Demographic data analysis revealed that reliability of a clinician is independent of factors historically presumed to improve skills, such as years of experience (Figs. 1–6). The definitions of aspects such as practice and experience were left deliberately vague. We do not know if any person can be trained to improve his/her listening skills, or are there some whose background or innate ability predisposes them to be more reliable auscultators? For example, is someone with a “musical ear” at an advantage when listening and characterizing sounds of any type? Clinicians using this technique do not get their hearing tested routinely: this could be a significant factor affecting an individual’s performance.

More detail is required before we could draw definite conclusions on, say, how much and what type of training a clinician should have, and continuing peer review. Training and discussion have been shown to improve the reliability in VFSS judgments [21]. A system such as we describe here will be invaluable in future studies to address the manifestly unstandardized current approaches to CA. We would then be in a position to quantify the “added value” of this technique to the CSA when investigating the effect of previous knowledge of patient history for example.

The agreement among the group of raters was poor. This matches established techniques such as VFSS and laryngoscopic swallow studies.

Validity

The overall accuracy of the technique in identifying aspiration/penetration was limited because of individual variation in reliability. The validity of a technique is dependent upon reliability and this is borne out by the results of this study. Since the group consensus correctly classified 17 of the 20 swallows, we may speculate that the swallow sound contains audible cues that should in principle permit reliable classification. If we could improve the poor raters, we would improve the overall accuracy of the technique in detecting abnormality in swallowing.
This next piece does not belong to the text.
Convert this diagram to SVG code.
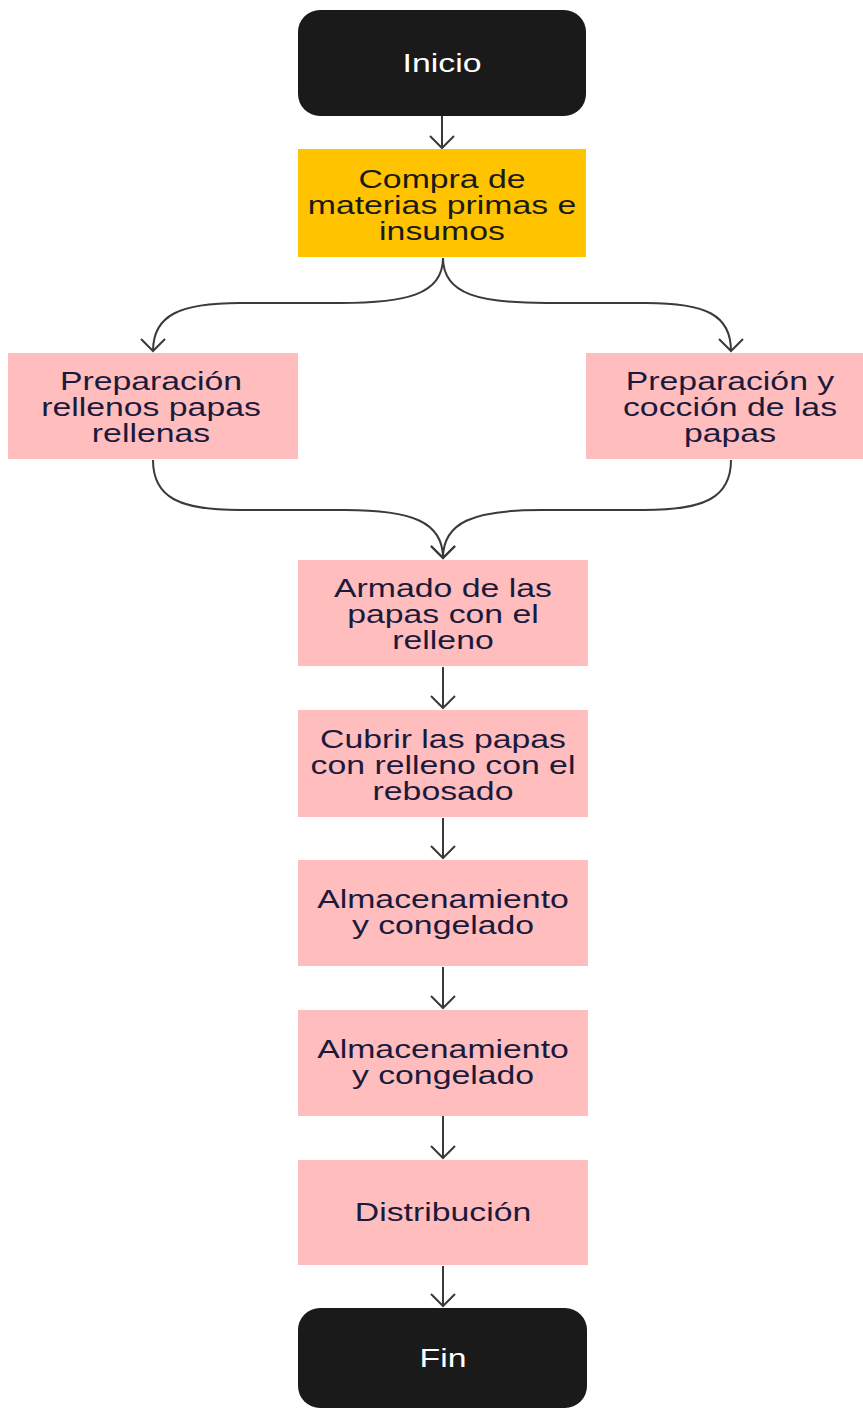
<svg xmlns="http://www.w3.org/2000/svg" width="863" height="1410" viewBox="0 0 863 1410">
<style>
  .term { fill: #1a1a1a; }
  .start { fill: #ffc300; }
  .proc { fill: #ffbdbd; }
  text { font-family: "Liberation Sans", Arial, sans-serif; font-size: 26px; text-anchor: middle; }
  .tw { fill: #ffffff; }
  .tk { fill: #1a1a1a; }
  .tn { fill: #1c1a3c; }
  .edge { fill: none; stroke: #3a3a3a; stroke-width: 2; }
</style>
<defs>
  <marker id="arr" viewBox="-14 -14 28 28" markerWidth="28" markerHeight="28" refX="0" refY="0" orient="auto" markerUnits="userSpaceOnUse">
    <path d="M-12,-12 L0,0 L-12,12" fill="none" stroke="#3a3a3a" stroke-width="2"/>
  </marker>
</defs>
<rect width="863" height="1410" fill="#ffffff"/>

<g id="connectors">
  <path class="edge" d="M442,116 L442,148" marker-end="url(#arr)"/>
  <path class="edge" d="M443,258 C443,295 405,303 340,303 L240,303 C180,303 153,315 153,351" marker-end="url(#arr)"/>
  <path class="edge" d="M443,258 C443,295 481,303 546,303 L646,303 C706,303 731,315 731,351" marker-end="url(#arr)"/>
  <path class="edge" d="M153,460 C153,498 180,510 240,510 L345,510 C412,510 443,522 443,558" marker-end="url(#arr)"/>
  <path class="edge" d="M731,460 C731,498 704,510 644,510 L541,510 C474,510 443,522 443,558" marker-end="url(#arr)"/>
  <path class="edge" d="M443,667 L443,708" marker-end="url(#arr)"/>
  <path class="edge" d="M443,818 L443,858" marker-end="url(#arr)"/>
  <path class="edge" d="M443,967 L443,1008" marker-end="url(#arr)"/>
  <path class="edge" d="M443,1116 L443,1158" marker-end="url(#arr)"/>
  <path class="edge" d="M443,1266 L443,1306" marker-end="url(#arr)"/>
</g>

<g id="inicio">
  <rect class="term" x="298" y="10" width="288" height="106" rx="22"/>
  <g transform="translate(442,0) scale(1.3,1)"><text class="tw" x="0" y="72">Inicio</text></g>
</g>

<g id="compra">
  <rect class="start" x="298" y="149" width="288" height="108"/>
  <g transform="translate(442,0) scale(1.3,1)">
    <text class="tk" x="0" y="188">Compra de</text>
    <text class="tk" x="0" y="214">materias primas e</text>
    <text class="tk" x="0" y="240">insumos</text>
  </g>
</g>

<g id="rellenos">
  <rect class="proc" x="8" y="353" width="290" height="106"/>
  <g transform="translate(151,0) scale(1.3,1)">
    <text class="tn" x="0" y="390">Preparación</text>
    <text class="tn" x="0" y="416">rellenos papas</text>
    <text class="tn" x="0" y="442">rellenas</text>
  </g>
</g>

<g id="coccion">
  <rect class="proc" x="586" y="353" width="290" height="106"/>
  <g transform="translate(730,0) scale(1.3,1)">
    <text class="tn" x="0" y="390">Preparación y</text>
    <text class="tn" x="0" y="416">cocción de las</text>
    <text class="tn" x="0" y="442">papas</text>
  </g>
</g>

<g id="armado">
  <rect class="proc" x="298" y="560" width="290" height="106"/>
  <g transform="translate(443,0) scale(1.3,1)">
    <text class="tn" x="0" y="597">Armado de las</text>
    <text class="tn" x="0" y="623">papas con el</text>
    <text class="tn" x="0" y="649">relleno</text>
  </g>
</g>

<g id="cubrir">
  <rect class="proc" x="298" y="710" width="290" height="107"/>
  <g transform="translate(443,0) scale(1.3,1)">
    <text class="tn" x="0" y="748">Cubrir las papas</text>
    <text class="tn" x="0" y="774">con relleno con el</text>
    <text class="tn" x="0" y="800">rebosado</text>
  </g>
</g>

<g id="almacenamiento1">
  <rect class="proc" x="298" y="860" width="290" height="106"/>
  <g transform="translate(443,0) scale(1.3,1)">
    <text class="tn" x="0" y="908">Almacenamiento</text>
    <text class="tn" x="0" y="934">y congelado</text>
  </g>
</g>

<g id="almacenamiento2">
  <rect class="proc" x="298" y="1010" width="290" height="106"/>
  <g transform="translate(443,0) scale(1.3,1)">
    <text class="tn" x="0" y="1058">Almacenamiento</text>
    <text class="tn" x="0" y="1084">y congelado</text>
  </g>
</g>

<g id="distribucion">
  <rect class="proc" x="298" y="1160" width="290" height="105"/>
  <g transform="translate(443,0) scale(1.3,1)">
    <text class="tn" x="0" y="1221">Distribución</text>
  </g>
</g>

<g id="fin">
  <rect class="term" x="298" y="1308" width="289" height="100" rx="22"/>
  <g transform="translate(443,0) scale(1.3,1)"><text class="tw" x="0" y="1367">Fin</text></g>
</g>
</svg>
The question of auscultation improving the accuracy of the CSA has yet to be answered but these issues will affect it.

The Future

What is the physiology behind swallow sounds? Future work should expand the limited evidence base of synchronized sounds and images from both VFSS and laryngoscopy. Analysis of simultaneous sound and image data will contribute to the continuing debate: What can cervical auscultation detect and what does it contribute to the clinical swallow assessment?